**WRITTEN PROBLEM**
Your task is to retype the lines from the opening of the material through the line that includes "import plotly.graph_objects as go". Do not copy the pictures.

**DATASET SECTION**
........

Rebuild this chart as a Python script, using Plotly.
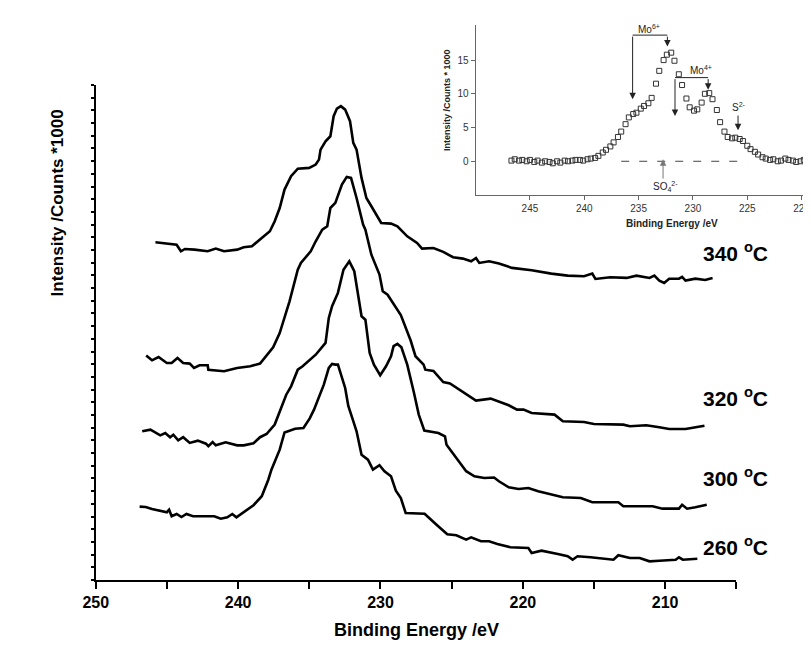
import plotly.graph_objects as go

# ---------------- main spectra (binding energy eV, offset intensity) ----------------
be_340 = [245.81, 244.90, 244.32, 244.02, 243.74, 243.06, 242.14, 241.57, 240.99, 240.07, 239.61, 239.03,
          238.46, 237.77, 237.43, 237.08, 236.74, 236.28, 235.81, 235.01, 234.55, 234.32, 234.21, 233.86,
          233.52, 233.29, 233.06, 232.78, 232.48, 232.14, 231.91, 231.68, 231.33, 230.99, 230.64, 230.30,
          229.95, 229.26, 228.81, 228.12, 227.43, 227.08, 226.28, 225.59, 224.90, 224.21, 223.63, 223.29,
          223.06, 222.37, 221.68, 220.76, 219.38, 218.00, 216.85, 215.70, 215.12, 214.90, 213.86, 212.71,
          212.02, 211.10, 210.76, 210.41, 210.07, 209.72, 209.03, 208.81, 208.57, 207.88, 207.19, 206.67]
int_340 = [26.61, 26.50, 26.42, 25.90, 26.08, 26.03, 25.90, 26.11, 25.90, 26.03, 26.22, 26.30,
           26.82, 27.48, 28.27, 29.31, 30.76, 31.81, 32.41, 32.47, 32.73, 33.12, 33.91, 34.57,
           34.96, 36.54, 37.14, 37.33, 37.06, 36.15, 34.44, 33.91, 31.68, 30.10, 29.45, 28.79,
           28.13, 28.08, 27.87, 27.08, 26.56, 26.11, 26.16, 25.85, 25.43, 25.32, 25.11, 25.37,
           24.98, 25.11, 24.93, 24.59, 24.41, 24.14, 23.98, 23.93, 24.14, 23.72, 23.85, 23.80,
           23.98, 23.80, 23.98, 23.59, 23.40, 23.74, 23.74, 23.88, 23.59, 23.74, 23.64, 23.80]

be_320 = [246.46, 246.05, 245.59, 245.01, 244.67, 244.26, 243.86, 243.40, 243.10, 242.71, 242.14, 242.09,
          240.99, 240.07, 239.15, 238.46, 237.54, 237.08, 236.39, 235.81, 235.59, 234.90, 234.55, 234.09,
          233.74, 233.52, 233.17, 232.71, 232.37, 232.07, 231.68, 231.22, 231.06, 230.64, 230.07, 229.84,
          229.50, 228.57, 227.88, 227.54, 226.97, 226.85, 226.28, 225.59, 225.12, 224.28, 223.29, 222.26,
          220.99, 220.41, 219.95, 219.38, 217.77, 217.19, 215.70, 215.01, 212.94, 212.48, 211.33, 210.41,
          209.72, 208.57, 207.88, 207.24]
int_320 = [17.68, 17.31, 17.57, 17.10, 17.10, 17.49, 17.10, 17.05, 16.71, 16.92, 16.92, 16.57,
           16.45, 16.71, 16.84, 17.05, 18.34, 19.46, 21.96, 24.45, 24.98, 25.90, 26.69, 27.60,
           27.87, 29.31, 29.71, 31.15, 31.76, 31.68, 30.10, 28.00, 27.60, 25.63, 24.06, 22.75,
           22.48, 20.88, 18.87, 17.63, 16.97, 16.57, 16.47, 15.60, 15.48, 14.87, 14.13, 14.29,
           13.77, 13.42, 13.42, 13.16, 13.03, 12.51, 12.45, 12.29, 12.24, 12.11, 12.19, 12.03,
           11.90, 11.90, 12.06, 12.16]

be_300 = [246.74, 246.16, 245.47, 245.12, 244.78, 244.55, 244.21, 243.86, 243.40, 242.83, 242.26, 242.09,
          241.79, 241.57, 240.88, 240.07, 239.61, 238.92, 238.46, 238.00, 237.43, 237.17, 236.62, 236.28,
          235.81, 235.47, 234.55, 233.86, 233.63, 233.40, 232.99, 232.60, 232.19, 231.84, 231.33, 231.06,
          230.76, 230.46, 230.02, 229.61, 229.26, 229.08, 228.81, 228.53, 228.12, 227.66, 227.31, 226.92,
          226.34, 225.93, 225.47, 225.36, 224.67, 223.98, 223.40, 222.71, 222.02, 221.68, 220.99, 220.30,
          219.61, 218.92, 217.19, 215.93, 215.12, 213.29, 212.94, 210.88, 210.19, 209.03, 208.81, 208.46,
          207.88, 207.08]
int_300 = [11.72, 11.84, 11.40, 11.58, 11.25, 11.45, 11.01, 11.25, 10.80, 10.98, 10.74, 10.54,
           10.87, 10.61, 10.85, 10.61, 10.61, 10.77, 11.25, 11.50, 12.25, 13.03, 14.60, 15.26,
           16.57, 16.84, 17.75, 18.68, 20.65, 21.57, 22.62, 24.45, 25.11, 24.33, 20.78, 20.51,
           17.89, 16.97, 16.13, 16.84, 17.63, 18.42, 18.60, 18.34, 16.97, 14.81, 13.03, 11.77,
           11.69, 11.58, 11.32, 10.66, 9.61, 8.57, 8.17, 8.04, 8.08, 7.78, 7.30, 7.17,
           7.25, 6.99, 6.52, 6.46, 6.12, 6.12, 5.81, 5.81, 5.62, 5.62, 5.93, 5.62,
           5.73, 5.93]

be_260 = [246.92, 246.50, 246.05, 245.01, 244.85, 244.67, 244.32, 243.98, 243.63, 243.17, 241.68, 241.22,
          240.76, 240.41, 240.12, 239.61, 238.92, 238.34, 237.88, 237.66, 237.31, 237.08, 236.74, 236.00,
          235.41, 234.97, 234.67, 234.32, 233.98, 233.63, 233.40, 233.17, 232.99, 232.48, 232.26, 231.91,
          231.68, 231.33, 230.88, 230.53, 230.07, 229.72, 229.26, 228.92, 228.57, 228.23, 226.90, 226.10,
          225.31, 224.67, 223.98, 223.63, 222.94, 222.37, 221.79, 220.88, 219.61, 219.38, 218.69, 217.54,
          216.85, 216.50, 216.16, 215.24, 213.63, 213.29, 212.48, 211.79, 211.10, 210.41, 209.26, 209.03,
          208.76, 207.74]
int_260 = [5.78, 5.75, 5.60, 5.33, 5.54, 5.02, 5.20, 4.96, 5.20, 5.02, 5.02, 4.83,
           4.94, 5.20, 4.94, 5.36, 5.89, 6.60, 7.90, 8.69, 9.69, 10.27, 11.62, 11.92,
           11.98, 12.73, 13.42, 14.48, 15.39, 16.71, 17.02, 16.97, 16.97, 15.13, 13.71, 12.51,
           11.72, 9.87, 9.48, 8.69, 9.04, 8.57, 8.17, 7.04, 6.46, 5.28, 5.22, 4.39,
           3.60, 3.52, 3.18, 3.36, 3.05, 3.05, 2.84, 2.58, 2.52, 2.13, 2.31, 2.05,
           1.87, 1.60, 1.87, 1.79, 1.60, 1.95, 1.73, 1.73, 1.47, 1.52, 1.60, 1.79,
           1.60, 1.68]

temp_labels = ["340", "320", "300", "260"]
label_levels = [25.85, 14.42, 8.12, 2.68]

x_ticks = [250, 240, 230, 220, 210]

# ---------------- inset spectrum ----------------
inset_be = [246.7, 246.4, 246.0, 245.7, 245.3, 245.0, 244.6, 244.3, 243.9, 243.6, 243.2, 242.9,
            242.5, 242.2, 241.8, 241.5, 241.1, 240.8, 240.4, 240.1, 239.7, 239.4, 239.0, 238.7,
            238.3, 238.0, 237.6, 237.3, 236.9, 236.6, 236.2, 235.9, 235.5, 235.2, 234.8, 234.5,
            234.1, 233.8, 233.4, 233.1, 232.7, 232.4, 232.0, 231.7, 231.3, 231.0, 230.6, 230.3,
            229.9, 229.6, 229.2, 228.9, 228.5, 228.2, 227.8, 227.5, 227.1, 226.8, 226.4, 226.1,
            225.7, 225.4, 225.0, 224.7, 224.3, 224.0, 223.6, 223.3, 222.9, 222.6, 222.2, 221.9,
            221.5, 221.2, 220.8, 220.5, 220.1, 219.8, 219.4, 219.1, 218.7, 218.4]
inset_int = [0.1, 0.3, 0.1, 0.2, 0.0, 0.2, -0.1, 0.1, -0.2, 0.0, -0.1, -0.3,
             0.0, -0.2, 0.1, 0.0, 0.1, 0.2, 0.2, 0.1, 0.3, 0.4, 0.5, 0.8,
             1.3, 1.7, 2.2, 2.8, 3.6, 4.4, 5.5, 6.5, 7.0, 7.2, 7.8, 8.2,
             8.6, 9.4, 11.5, 13.4, 15.0, 15.8, 16.1, 14.9, 12.9, 11.3, 9.3, 8.0,
             7.5, 7.7, 8.7, 10.0, 10.1, 9.2, 7.6, 5.8, 4.4, 3.6, 3.4, 3.5,
             3.3, 3.0, 2.3, 1.8, 1.4, 1.0, 0.6, 0.4, 0.2, 0.3, 0.0, 0.1,
             0.4, 0.2, 0.1, -0.1, 0.0, 0.2, 0.0, 0.1, 0.1, 0.0]
inset_xticks = [245, 240, 235, 230, 225, 220]
inset_yticks = [0, 5, 10, 15]

# ---------------- figure ----------------
W, H = 811, 646
fig = go.Figure()

for be, it in [(be_340, int_340), (be_320, int_320), (be_300, int_300), (be_260, int_260)]:
    fig.add_trace(go.Scatter(x=be, y=it, mode="lines", xaxis="x", yaxis="y",
                             line=dict(color="black", width=2.6), showlegend=False,
                             hoverinfo="skip"))

fig.add_trace(go.Scatter(x=inset_be, y=inset_int, mode="markers", xaxis="x2", yaxis="y2",
                         marker=dict(symbol="square-open", size=5, color="#333333",
                                     line=dict(width=1)),
                         showlegend=False, hoverinfo="skip"))

ann = []
shapes = []

# temperature labels
for t, lv in zip(temp_labels, label_levels):
    ann.append(dict(x=207.45, y=lv, xref="x", yref="y", xanchor="left", yanchor="middle",
                    text=f"{t} <sup>o</sup>C", showarrow=False,
                    font=dict(family="Arial, Liberation Sans", size=21, color="black", weight="bold")))

# axis titles (main)
ann.append(dict(x=38 / W, y=1 - 195 / H, xref="paper", yref="paper", text="Intensity /Counts *1000",
                textangle=-90, showarrow=False, xanchor="center", yanchor="middle",
                font=dict(family="Arial, Liberation Sans", size=17, color="black", weight="bold")))
ann.append(dict(x=402 / W, y=1 - 622 / H, xref="paper", yref="paper", text="Binding Energy /eV",
                showarrow=False, xanchor="center", yanchor="middle",
                font=dict(family="Arial, Liberation Sans", size=18, color="black", weight="bold")))

# inset titles
ann.append(dict(x=433 / W, y=1 - 92 / H, xref="paper", yref="paper", text="Intensity /Counts * 1000",
                textangle=-90, showarrow=False, xanchor="center", yanchor="middle",
                font=dict(family="Arial, Liberation Sans", size=9, color="#222", weight="bold")))
ann.append(dict(x=662 / W, y=1 - 216 / H, xref="paper", yref="paper", text="Binding Energy /eV",
                showarrow=False, xanchor="center", yanchor="middle",
                font=dict(family="Arial, Liberation Sans", size=10, color="#222", weight="bold")))

small = dict(family="Arial, Liberation Sans", size=10, color="#222")
# Mo6+
ann.append(dict(x=234.0, y=19.6, xref="x2", yref="y2", text="Mo<sup>6+</sup>", showarrow=False, font=small))
shapes.append(dict(type="line", xref="x2", yref="y2", x0=235.55, x1=232.35, y0=18.7, y1=18.7,
                   line=dict(color="#222", width=1)))
for xa, ytip in [(235.55, 9.2), (232.35, 17.0)]:
    ann.append(dict(x=xa, y=ytip, ax=xa, ay=18.7, xref="x2", yref="y2", axref="x2", ayref="y2",
                    text="", showarrow=True, arrowhead=2, arrowsize=1.3, arrowwidth=1, arrowcolor="#222"))
# Mo4+
ann.append(dict(x=229.3, y=13.6, xref="x2", yref="y2", text="Mo<sup>4+</sup>", showarrow=False, font=small))
shapes.append(dict(type="line", xref="x2", yref="y2", x0=231.65, x1=228.6, y0=12.4, y1=12.4,
                   line=dict(color="#222", width=1)))
for xa, ytip in [(231.65, 6.7), (228.6, 10.6)]:
    ann.append(dict(x=xa, y=ytip, ax=xa, ay=12.4, xref="x2", yref="y2", axref="x2", ayref="y2",
                    text="", showarrow=True, arrowhead=2, arrowsize=1.3, arrowwidth=1, arrowcolor="#222"))
# S2-
ann.append(dict(x=225.8, y=8.0, xref="x2", yref="y2", text="S<sup>2-</sup>", showarrow=False, font=small))
ann.append(dict(x=225.85, y=4.6, ax=225.85, ay=7.0, xref="x2", yref="y2", axref="x2", ayref="y2",
                text="", showarrow=True, arrowhead=2, arrowsize=1.3, arrowwidth=1, arrowcolor="#222"))
# SO4 2-
ann.append(dict(x=232.5, y=-3.8, xref="x2", yref="y2", text="SO<sub>4</sub><sup>2-</sup>",
                showarrow=False, font=small))
ann.append(dict(x=232.75, y=0.3, ax=232.75, ay=-2.8, xref="x2", yref="y2", axref="x2", ayref="y2",
                text="", showarrow=True, arrowhead=2, arrowsize=1.3, arrowwidth=1, arrowcolor="#777"))
# dashed baseline
shapes.append(dict(type="line", xref="x2", yref="y2", x0=236.6, x1=225.0, y0=0, y1=0,
                   line=dict(color="#444", width=1, dash="8px,10px")))

fig.update_layout(
    width=W, height=H,
    margin=dict(l=0, r=0, t=0, b=0),
    paper_bgcolor="white", plot_bgcolor="rgba(0,0,0,0)",
    showlegend=False,
    annotations=ann, shapes=shapes,
    xaxis=dict(domain=[76 / W, 727 / W], range=[250, 205], anchor="y",
               showline=True, linecolor="black", linewidth=2,
               ticks="outside", ticklen=7, tickwidth=2, tickcolor="black",
               tickvals=x_ticks, ticktext=[str(v) for v in x_ticks],
               minor=dict(dtick=5, tick0=245, ticks="outside", ticklen=7, tickwidth=2, tickcolor="black"),
               tickfont=dict(family="Arial, Liberation Sans", size=16, color="black", weight="bold"),
               showgrid=False, zeroline=False),
    yaxis=dict(domain=[1 - 572 / H, 1 - 77 / H], range=[0, 39], anchor="x",
               showline=True, linecolor="black", linewidth=2,
               ticks="outside", ticklen=3, tickwidth=2, tickcolor="black", dtick=1, tick0=0,
               showticklabels=False, showgrid=False, zeroline=False),
    xaxis2=dict(domain=[462 / W, 1.0], range=[250, 218.4], anchor="y2",
                showline=True, linecolor="#666", linewidth=1,
                ticks="outside", ticklen=4, tickwidth=1, tickcolor="#666",
                tickvals=inset_xticks, ticktext=[str(v) for v in inset_xticks],
                tickfont=dict(family="Arial, Liberation Sans", size=10, color="#333"),
                showgrid=False, zeroline=False),
    yaxis2=dict(domain=[1 - 187 / H, 1 - 17 / H], range=[-5, 20.2], anchor="x2",
                showline=True, linecolor="#666", linewidth=1,
                ticks="outside", ticklen=4, tickwidth=1, tickcolor="#666",
                tickvals=inset_yticks, ticktext=[str(v) for v in inset_yticks],
                tickfont=dict(family="Arial, Liberation Sans", size=10, color="#333"),
                showgrid=False, zeroline=False),
)

fig.write_html("out.html")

........

**THE SOLUTION**
Rebuild this chart as a Python script, using Plotly.
import plotly.graph_objects as go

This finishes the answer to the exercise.